Rare Cameo of Ajax the Greek Hero of Troy
 
 
  • Material: Sardonyx Shell, 18k gold tested.
  • Size: 2 2/8" by 2" only cameo is 1 5/8" by 1 3/8".
  • Date and Origin: Circa 1860 Italy.
  • Conditions: Immaculate, a couple of slightest natural shell lines, not visible by naked eye, barely visible when cameo is backlit, mentioned for accuracy, otherwise mint
Museum Quality cameo depicting Ajax, portrayed in profile.  This is a cameo of surpassing beauty an incredible work of art and very detailed,  carved by an artist.  This cameo is after a Roman or Greek bust of Ajax, found in Rome (the picture below is a marble sculpture made in 1800's after the original Roman bust).  The beautiful decorations engraved on the helmet and the rich and curly hair of Ajax are masterly carved, like his beard.

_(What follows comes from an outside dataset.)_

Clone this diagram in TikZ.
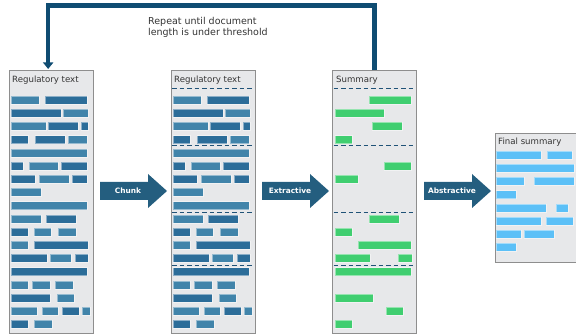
\documentclass[tikz,border=0pt]{standalone}
\usepackage{fontspec}
\setmainfont{DejaVu Sans}
\usetikzlibrary{arrows.meta}

\definecolor{boxgray}{HTML}{E7E8EA}
\definecolor{boxedge}{HTML}{8E8E8E}
\definecolor{bara}{HTML}{4184AA}
\definecolor{barb}{HTML}{2C6D99}
\definecolor{sumgreen}{HTML}{40CE70}
\definecolor{finblue}{HTML}{5CC0F7}
\definecolor{stepblue}{HTML}{245E7F}
\definecolor{loopblue}{HTML}{0F4C72}
\definecolor{chunkdash}{HTML}{1F5277}
\definecolor{txtgray}{HTML}{333333}

\tikzset{
  docbox/.style={draw=boxedge, fill=boxgray, line width=0.8pt, anchor=north west, inner sep=0pt},
  boxtitle/.style={anchor=base west, inner sep=0pt, text=txtgray, font=\fontsize{8.6}{10}\selectfont},
  bar/.style={draw=white, draw opacity=0.45, line width=0.5pt},
  chunkline/.style={draw=chunkdash, line width=0.9pt, dash pattern=on 4.5pt off 3pt, shorten <=1.5pt, shorten >=1.5pt},
  steptext/.style={text=white, font=\bfseries\fontsize{7.4}{8}\selectfont, inner sep=0pt},
}

\begin{document}
\begin{tikzpicture}[x=1pt,y=-1pt] % pixel grid, y down
  \useasboundingbox (0,0) rectangle (576,336);
  \def\regbars{11/39/0/a, 45/87/0/b, 11/61/1/b, 63/88/1/a, 11/46/2/a, 48/78/2/b, 81/88/2/b,
    11/28/3/b, 35/65/3/b, 68/87/3/a, 11/87/4/a, 11/23/5/b, 29/58/5/a, 61/87/5/b,
    11/35/6/b, 39/69/6/a, 72/87/6/b, 11/41/7/a, 11/87/8/a, 11/41/9/a, 46/76/9/b,
    11/28/10/b, 34/51/10/a, 58/76/10/a, 11/28/11/a, 34/88/11/b, 11/47/12/b, 50/71/12/a,
    75/88/12/b, 11/87/13/b, 11/28/14/a, 32/50/14/a, 55/73/14/a, 11/50/15/b, 57/74/15/a,
    11/37/16/a, 42/58/16/a, 62/79/16/b, 82/90/16/a, 11/28/17/b, 34/52/17/a}

  % documents
  \node[docbox, minimum width=84.5pt, minimum height=262.5pt] (reg) at (8.5,70.5) {};
  \node[docbox, minimum width=84.5pt, minimum height=262.5pt] (chunks) at (170.5,70.5) {};
  \node[docbox, minimum width=84pt, minimum height=262.5pt] (summ) at (332,70.5) {};
  \node[docbox, minimum width=90pt, minimum height=129pt] (final) at (495,133) {};

  \node[boxtitle] (regtitle) at (12,83) {Regulatory text};
  \node[boxtitle] (chunkstitle) at (174,83) {Regulatory text};
  \node[boxtitle] (summtitle) at (336,83) {Summary};
  \node[boxtitle] (finaltitle) at (498,145) {Final summary};

  % text lines
  \foreach \xa/\xb/\k/\s in \regbars
    \filldraw[bar, fill=bar\s] (\xa,{96+13.2*\k}) rectangle (\xb,{104+13.2*\k});
  \begin{scope}[xshift=162pt]
    \foreach \xa/\xb/\k/\s in \regbars
      \filldraw[bar, fill=bar\s] (\xa,{96+13.2*\k}) rectangle (\xb,{104+13.2*\k});
  \end{scope}
  \foreach \xa/\xb/\k in {369/411/0, 335/384/1, 372/402/2, 335/352/3, 384/411/5, 335/358/6,
      369/399/9, 335/352/10, 358/411/11, 335/370/12, 398/412/12, 335/411/13, 335/373/15,
      386/403/16, 335/352/17}
    \filldraw[bar, fill=sumgreen] (\xa,{96+13.2*\k}) rectangle (\xb,{104+13.2*\k});
  \foreach \xa/\xb/\k in {496/541/0, 547/572/0, 496/574/1, 496/524/2, 534/574/2, 496/516/3,
      496/546/4, 556/568/4, 496/541/5, 546/573/5, 496/521/6, 524/554/6, 496/516/7}
    \filldraw[bar, fill=finblue] (\xa,{151+13.2*\k}) rectangle (\xb,{159+13.2*\k});

  % chunk borders
  \foreach \y in {88.3,145.7,212.3,265.3} {
    \draw[chunkline] (chunks.west |- 0,\y) -- (chunks.east |- 0,\y);
    \draw[chunkline] (summ.west |- 0,\y) -- (summ.east |- 0,\y);
  }

  % steps
  \foreach \x/\nm/\lbl in {100/chunk/Chunk, 262/extract/Extractive, 424/abstract/Abstractive} {
    \fill[stepblue] (\x,182) -- ++(48,0) -- ++(0,-8) -- ++(19,17) -- ++(-19,17) -- ++(0,-8) -- ++(-48,0) -- cycle;
    \node[steptext] (\nm) at ({\x+28},191) {\lbl};
  }

  % loop back
  \draw[loopblue, line width=4.5pt, line join=miter, shorten >=1.5pt, -{Triangle[width=10pt,length=6.5pt]}]
    (summ.north) -- ++(0,-65) -| ([xshift=-3pt]reg.north);
  \node[anchor=north west, align=left, inner sep=0pt, text=txtgray, font=\fontsize{9.5}{11.5}\selectfont]
    (repeat) at (148,16.8) {Repeat until document\\length is under threshold};
\end{tikzpicture}
\end{document}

Note the helmet which is three-dimensional. Note the beauty of the profile and its  expressivity,  the large profusion of details masterfully carved and overall the reality of the face features, of the neck's  muscles, all these details are exclusively due to the skill of a great master carver of the past. His perfect nose and his handsome face are superbly made. Everything is perfectly rendered. An absolute beauty, a perfect cameo carved by a true artist. The stunning, heavy and unusual gold frame, which is a real artwork, completes this cameo and makes it unique. Rarest cameo and subject very desirable collectors' piece.
 
A bit of history:
Ajax was a mythological Greek hero, the son of Telamon and Periboea and king of Salamis. He is one of the main heroes  in Homer's Iliad and in the Epic Cycle, a series of epic poems about the Trojan War. To distinguish him from Ajax, son of Oileus, he is called "Greater Ajax," or "Ajax the Great" or "Telamonian Ajax," In Homer's Iliad he is described as of great stature , the tallest and strongest of all the Achaeans, second only to his cousin Achilles in skill-at-arms. He was trained by the centaur Chiron (who had also trained his father, Telamon, and Achilles' father Peleus), at the same time as Achilles. Aside from Achilles, Ajax is the most valuable warrior in Agamemnon's army.  He commands his army wielding a great hammer and a huge shield made of seven ox-hides with a layer of bronze. He is not wounded in any of the battles described in theIliad. You can see the centaur Chiron carved on his helmet too. This cameo is after a marble bust of Ajax, in Rome.